Recruiting the Next Generation of Peacebuilders in Pakistan

By Dawood Shah

Growing up in Pakistan in the 1990s, I witnessed a “systematic radicalization” of society. I observed this phenomenon most acutely in my hometown in the rural Swat district, which was controlled by the Pakistani Taliban between 2007 till 2009. I saw open recruitment by the militant organizations in the name of jihad. What was striking to me was that most of these people who were being recruited by the militant organizations were our local youth. Radicalization continues to be a grave problem in the country.
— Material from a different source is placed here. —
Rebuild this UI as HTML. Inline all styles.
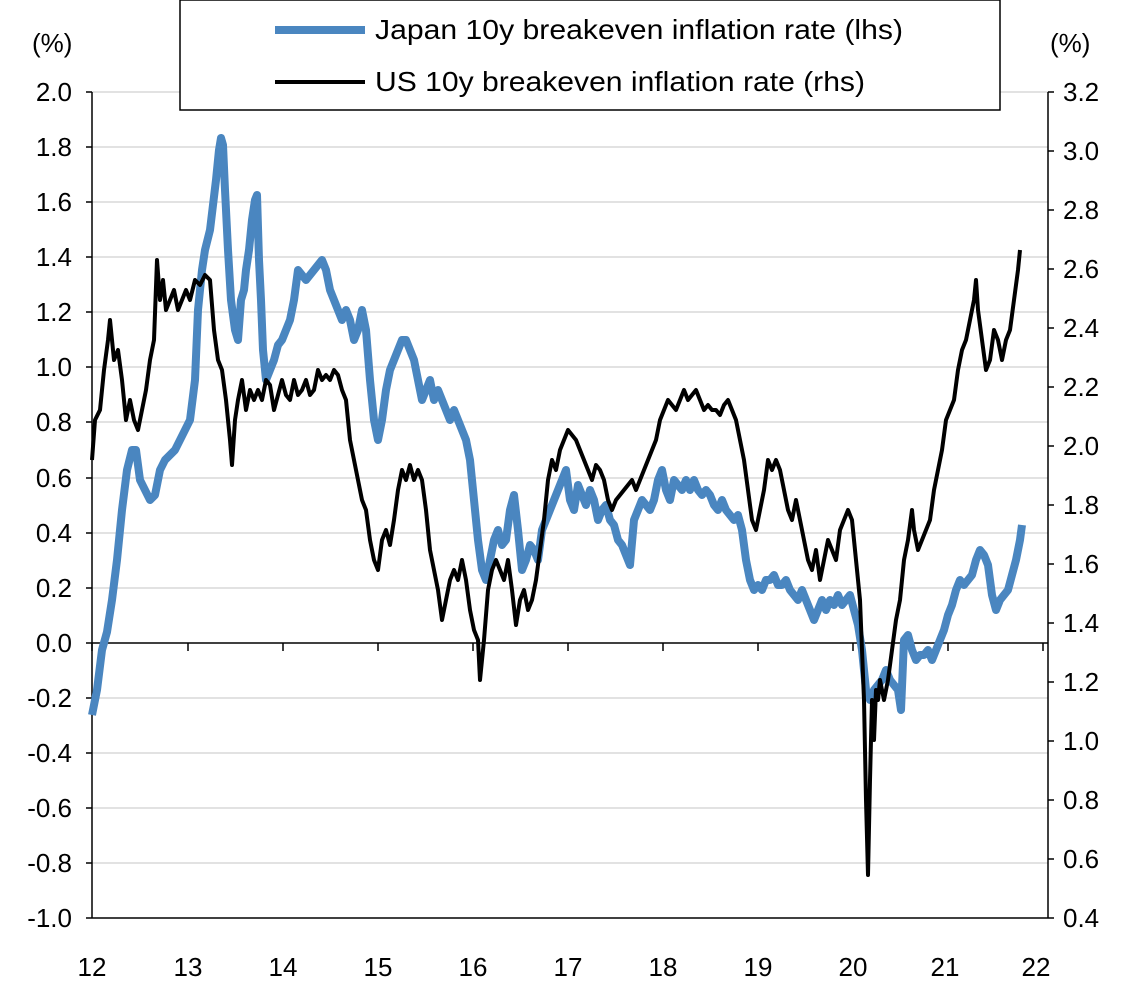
<!DOCTYPE html>
<html><head><meta charset="utf-8"><style>
html,body{margin:0;padding:0;background:#fff;}
svg{display:block;}
text{font-family:"Liberation Sans",Arial,sans-serif;fill:#000;}
</style></head><body>
<svg width="1129" height="994" viewBox="0 0 1129 994">
<g stroke="#d9d9d9" stroke-width="1.5">
<line x1="92" y1="92" x2="1048" y2="92"/><line x1="92" y1="147" x2="1048" y2="147"/><line x1="92" y1="202" x2="1048" y2="202"/><line x1="92" y1="257" x2="1048" y2="257"/><line x1="92" y1="312" x2="1048" y2="312"/><line x1="92" y1="367" x2="1048" y2="367"/><line x1="92" y1="422" x2="1048" y2="422"/><line x1="92" y1="478" x2="1048" y2="478"/><line x1="92" y1="533" x2="1048" y2="533"/><line x1="92" y1="588" x2="1048" y2="588"/><line x1="92" y1="698" x2="1048" y2="698"/><line x1="92" y1="753" x2="1048" y2="753"/><line x1="92" y1="808" x2="1048" y2="808"/><line x1="92" y1="863" x2="1048" y2="863"/>
</g>
<g stroke="#000" stroke-width="1.5" fill="none">
<line x1="92" y1="92" x2="92" y2="918"/><line x1="1048" y1="92" x2="1048" y2="918"/>
<line x1="92" y1="643" x2="1048" y2="643"/>
<line x1="92" y1="918" x2="1048" y2="918"/>
<path d="M86 92h6M86 147h6M86 202h6M86 257h6M86 312h6M86 367h6M86 422h6M86 478h6M86 533h6M86 588h6M86 643h6M86 698h6M86 753h6M86 808h6M86 863h6M86 918h6"/>
<path d="M1048 92h6M1048 151h6M1048 210h6M1048 269h6M1048 328h6M1048 387h6M1048 446h6M1048 505h6M1048 564h6M1048 623h6M1048 682h6M1048 741h6M1048 800h6M1048 859h6M1048 918h6"/>
<path d="M92 643v8M188 643v8M283 643v8M378 643v8M473 643v8M568 643v8M663 643v8M758 643v8M853 643v8M948 643v8M1043 643v8"/>
</g>
<polyline fill="none" stroke="#4a86c0" stroke-width="8" stroke-linejoin="round" points="92,715 97,690 102,650 107,632 112,600 117,560 122,510 127,470 132,450 136,450 140,480 145,490 150,500 155,495 160,470 165,460 170,455 175,450 180,440 185,430 190,420 195,380 198,310 202,270 205,250 210,230 213,205 216,180 219,150 221,138 223,145 225,190 228,250 231,300 235,330 238,340 241,300 244,290 246,270 249,250 252,220 255,200 257,195 259,260 261,300 263,350 266,380 270,370 274,360 278,345 282,340 286,330 290,320 294,300 298,270 302,275 306,280 310,275 314,270 318,265 322,260 326,270 330,290 334,300 338,310 342,320 346,310 350,320 354,340 358,330 362,310 366,330 370,380 374,420 378,440 382,420 386,390 390,370 394,360 398,350 402,340 406,340 410,350 414,360 418,380 422,400 426,390 430,380 434,400 438,390 442,400 446,410 450,420 454,410 458,420 462,430 466,440 470,460 474,500 478,540 482,570 486,580 490,560 494,540 498,530 502,545 506,540 510,510 514,495 518,530 522,570 526,560 530,545 534,550 538,560 542,530 546,520 550,510 554,500 558,490 562,480 566,470 570,500 574,510 578,485 582,495 586,505 590,490 594,500 598,520 602,510 606,505 610,520 614,525 618,540 622,545 626,555 630,565 634,520 638,510 642,500 646,505 650,510 654,500 658,480 662,470 666,490 670,500 674,480 678,485 682,490 686,480 690,490 694,480 698,490 702,495 706,490 710,495 714,505 718,510 722,500 726,510 730,515 734,520 738,515 742,530 746,560 750,580 754,590 758,585 762,590 766,580 770,580 774,575 778,585 782,585 786,580 790,590 794,595 798,600 802,590 806,600 810,610 814,620 818,610 822,600 826,610 830,600 834,605 838,595 842,605 846,600 850,595 854,610 858,625 862,650 866,690 870,700 874,690 878,685 882,680 886,670 890,680 894,685 898,690 901,710 904,640 908,635 912,650 916,660 920,655 924,655 928,650 932,660 936,650 940,640 944,630 948,615 952,605 956,590 960,580 964,585 968,580 972,575 976,560 980,550 984,555 988,565 992,595 996,610 1000,600 1004,595 1008,590 1012,575 1016,560 1020,540 1022,525"/>
<polyline fill="none" stroke="#000" stroke-width="4" stroke-linejoin="round" points="92,460 95,420 100,410 104,370 108,340 110,320 114,360 118,350 122,380 126,420 130,400 134,420 138,430 142,410 146,390 150,360 154,340 157,260 160,300 163,280 166,310 170,300 174,290 178,310 182,300 186,290 190,300 195,280 200,285 205,275 210,280 214,330 218,360 222,370 226,400 230,440 232,465 235,420 238,400 242,380 246,410 250,390 254,400 258,390 262,400 266,380 270,385 274,410 278,395 282,380 286,395 290,400 294,380 298,395 302,390 306,380 310,395 314,390 318,370 322,380 326,375 330,380 334,370 338,375 342,390 346,400 350,440 354,460 358,480 362,500 366,510 370,540 374,560 378,570 382,540 386,530 390,545 394,520 398,490 402,470 406,480 410,465 414,480 418,470 422,480 426,510 430,550 434,570 438,590 442,620 446,600 450,580 454,570 458,580 462,560 466,580 470,610 474,630 478,640 480,680 484,640 488,590 492,570 496,560 500,570 504,580 508,560 512,590 516,625 520,600 524,590 528,610 532,600 536,580 540,550 544,520 548,480 552,460 556,470 560,450 564,440 568,430 572,435 576,440 580,450 584,460 588,470 592,480 596,465 600,470 604,480 608,500 612,510 616,500 620,495 624,490 628,485 632,480 636,490 640,480 644,470 648,460 652,450 656,440 660,420 664,410 668,400 672,405 676,410 680,400 684,390 688,400 692,395 696,390 700,400 704,410 708,405 712,410 716,410 720,415 724,405 728,400 732,410 736,420 740,440 744,460 748,490 752,520 756,530 760,510 764,490 768,460 772,470 776,460 780,470 784,490 788,510 792,520 796,500 800,520 804,540 808,560 812,570 816,550 820,580 824,560 828,540 832,550 836,560 840,530 844,520 848,510 852,520 856,560 860,600 864,700 866,800 868,875 870,780 872,700 874,740 876,690 878,700 880,680 884,700 888,680 892,650 896,620 900,600 904,560 908,540 912,510 914,530 918,550 922,540 926,530 930,520 934,490 938,470 942,450 946,420 950,410 954,400 958,370 962,350 966,340 970,320 974,300 976,280 978,310 982,340 986,370 990,360 994,330 998,340 1002,360 1006,340 1010,330 1014,300 1018,270 1020,250"/>
<rect x="180" y="0" width="820" height="110" fill="#fff" stroke="#000" stroke-width="1.5"/>
<line x1="275" y1="30" x2="365" y2="30" stroke="#4a86c0" stroke-width="8"/>
<line x1="275" y1="82" x2="365" y2="82" stroke="#000" stroke-width="4"/>
<text x="375" y="39" font-size="28" textLength="528" lengthAdjust="spacingAndGlyphs">Japan 10y breakeven inflation rate (lhs)</text>
<text x="375" y="91" font-size="28" textLength="490" lengthAdjust="spacingAndGlyphs">US 10y breakeven inflation rate (rhs)</text>
<text x="32" y="52" font-size="26">(%)</text>
<text x="1050" y="52" font-size="26">(%)</text>
<g text-anchor="end" font-size="26">
<text x="72" y="101">2.0</text><text x="72" y="156">1.8</text><text x="72" y="211">1.6</text><text x="72" y="266">1.4</text><text x="72" y="321">1.2</text><text x="72" y="376">1.0</text><text x="72" y="431">0.8</text><text x="72" y="487">0.6</text><text x="72" y="542">0.4</text><text x="72" y="597">0.2</text><text x="72" y="652">0.0</text><text x="72" y="707">-0.2</text><text x="72" y="762">-0.4</text><text x="72" y="817">-0.6</text><text x="72" y="872">-0.8</text><text x="72" y="927">-1.0</text>
</g>
<g font-size="26">
<text x="1063" y="101">3.2</text><text x="1063" y="160">3.0</text><text x="1063" y="219">2.8</text><text x="1063" y="278">2.6</text><text x="1063" y="337">2.4</text><text x="1063" y="396">2.2</text><text x="1063" y="455">2.0</text><text x="1063" y="514">1.8</text><text x="1063" y="573">1.6</text><text x="1063" y="632">1.4</text><text x="1063" y="691">1.2</text><text x="1063" y="750">1.0</text><text x="1063" y="809">0.8</text><text x="1063" y="868">0.6</text><text x="1063" y="927">0.4</text>
</g>
<g text-anchor="middle" font-size="26">
<text x="92" y="976">12</text><text x="188" y="976">13</text><text x="283" y="976">14</text><text x="378" y="976">15</text><text x="473" y="976">16</text><text x="568" y="976">17</text><text x="663" y="976">18</text><text x="758" y="976">19</text><text x="853" y="976">20</text><text x="945" y="976">21</text><text x="1036" y="976">22</text>
</g>
</svg>
</body></html>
The 2017 Global Terrorism Index (GTI) ranked Pakistan as the fifth-worst country out of 163. Between 2000 and 2018, 63,438 people were killed by terrorism-related violence, according to the South Asia Terrorism Portal, one of the largest online databases on terrorism in South Asia. There is no monolithic trigger. The sociopolitical context, along with personal triggers, pushes young people towards radicalization. However, let me clarify one thing: Poverty, unemployment and lack of education are not the primary triggers. While these things may be a trigger in other countries, they are not drivers of radicalization in Pakistan. One of the primary factors driving extremism here has been the state’s reliance on fundamentalist discourse. The state was instrumental in promoting radicalized ideas, through education, the media, and religious right-wing political parties. This is why society became more extreme, more right-wing and more vulnerable to recruitment. Another factor is that Pakistan, like many other countries, has a strong war economy. War has become a billion-dollar business; extremism has become a billion-dollar business, while peace has not.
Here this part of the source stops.